Pour la plupart, ces bonnes gens estiment que High Violet, cinquième opus de la formation américaine, fut l'un des plus beaux de l'année 2010. Une apparition au festival Osheaga, c'est-à-dire dans un tourbillon de groupes indies, n'a certes pas suffi à les rassasier. Seize mois plus tard, le souhait était exaucé: spectacle complet avec éléments visuels appropriés... et membres d'Arcade Fire à l'appui! Souhait exaucé? Hmmm... oui, mais pas un gros oui. Le Centre Bell en formule réduite, ce n'est vraiment pas l'idéal pour The National, encore moins pour la très douée Neko Case et... qui l'a précédé vendredi - ainsi que Wye Oak. Mais bon, fallait faire avec...

Après une performance honnête de la douée Miss Case et présentée dans la relative indifférence et le bourdonnement des conversations (un peu de respect pour les artistes!), The National s'est déplacé des loges à la scène, le tout filmé en direct. Traitement assez subtil de la caméra, à l'image de cet excellent groupe mené par le non moins excellent songwriter Matt Berninger.

Avec The National, tout est essentiellement question que de cohésion, de travail d'équipe. Le chanteur a beau choisir de crier au lieu de batytonner comme il le fait généralement, il a beau maltraiter son pied de micro afin de surprendre son auditoire attentif, il a beau prendre une marche sur la scène ou même traverser le parterre ou escalader les gradins, on en retient d'abord la chanson. Surgie de l'imaginaire d'un songwriter qu'on ne peut aucunement qualifier de bête de scène.

Alors? Nous aurons droit à des chansons de grande qualité, tirées de l'ensemble du répertoire de The National .

Runaway en intro, le groupe passe la première vitesse, avec guitares et cuivres. Anyone's Ghost et Mistaken For Strangers, plus rock de facture, permet à l'engin de passer la deuxième vitesse. Devant des images jaunes et orangées, sept artistes sur scène passent la troisième: Bloodbuzz Ohio, dont le titre rappelle l'État d'où proviennent les protagonistes de l'action.
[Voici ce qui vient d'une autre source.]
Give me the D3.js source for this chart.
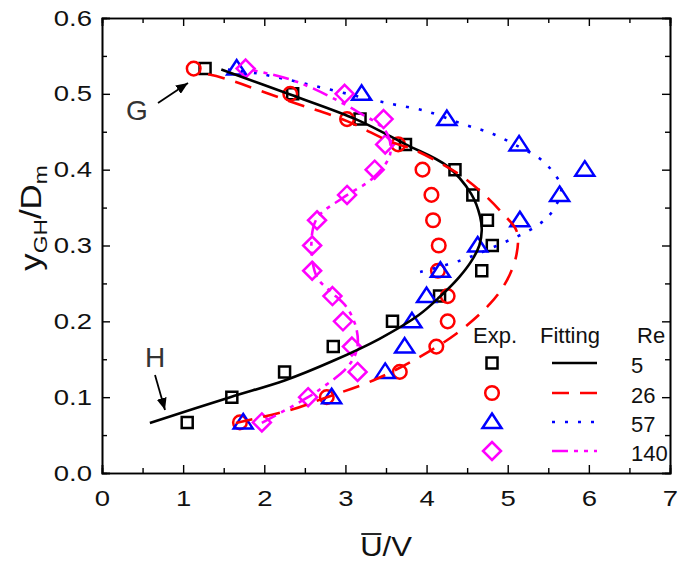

Puis c'est Slow Show, mélodies poignantes couchées sur un lit de friture guitaristique, mise en relief de la batterie, finale de cuivres (trompette et trombone). Hausse du ton avec Squalor Victoria. Matt passe la cinquième et atteint la vitesse de croisière. Des formes jaunes et verdâtres sont projetées derrière, The National se montre plus intense dans l'interprétation de la magnifique Afraid of Everyone. Végétaux suspects, mousses étranges et gueules ombragées apparaissent sur l'écran géant pendant qu'on balance Conversation 16. On se dit que l'équilibre de la sono entre guitares et cuivres pourrait être meilleur...

C'est noir, c'est blanc, c'est bleu, c'est le moment de Son: You wait one turn to sunlight / That's falling on a girl / You're still outside the world / She's reading books from empty women / They're givin beauty tips from empty hips...  S'ensuit un autre très beau texte,  celui de The Geese of Beverly Road; We'll take ourselves out in the street / And wear the blood in our cheeks...

Et re-folk rock avec Start A War; walk away now and you're gonna start a war, dit le narrateur à celle qui en a marre. Et à côté duquel s'exprime un autre chanteur: Win Butler, rien de moins, issu d'un «little local band» aux dires de son hôte pour le moins culotté. «Give 'em a shot», en remet-il, sourire en coin.

Puis c'est Abel, prénom biblique vu sous un autre angle par Berninger, derrière lequel apparaît l'immense visage paniqué d'une femme. On se retrouve en terrain connu, de multiples couches de distorsion permettent le déploiement de Sorrow, une des plus réussies de High Violet. Et on se trouve en terrain inconnu: I Need My Girl, inédite au programme. «Métaphore pour rencontrer une fille», résume son auteur à la blague.

Avant d'interpréter England et Fake Empire, Mat Berninger remercie ses amis de Montréal... Devinez qui! Richard Reed Parry, un autre pote d'Arcade Fire, sera mis à contribution comme il l'a d'ailleurs été dans High Violet.

Au rappel, l'incontournable Terrible Love sera pour le chanteur l'occasion d'un frénétique bain de foule, après quoi The National abandonnera toute amplification et fera appel à ses amis du «little local band» et aux 4569 fans présents afin de chanter a cappella Vanderlyle Crybaby Geeks. Bonne idée au finish, dans un lieu où l'intimité, plus souvent qu'autrement, est une vue de l'esprit.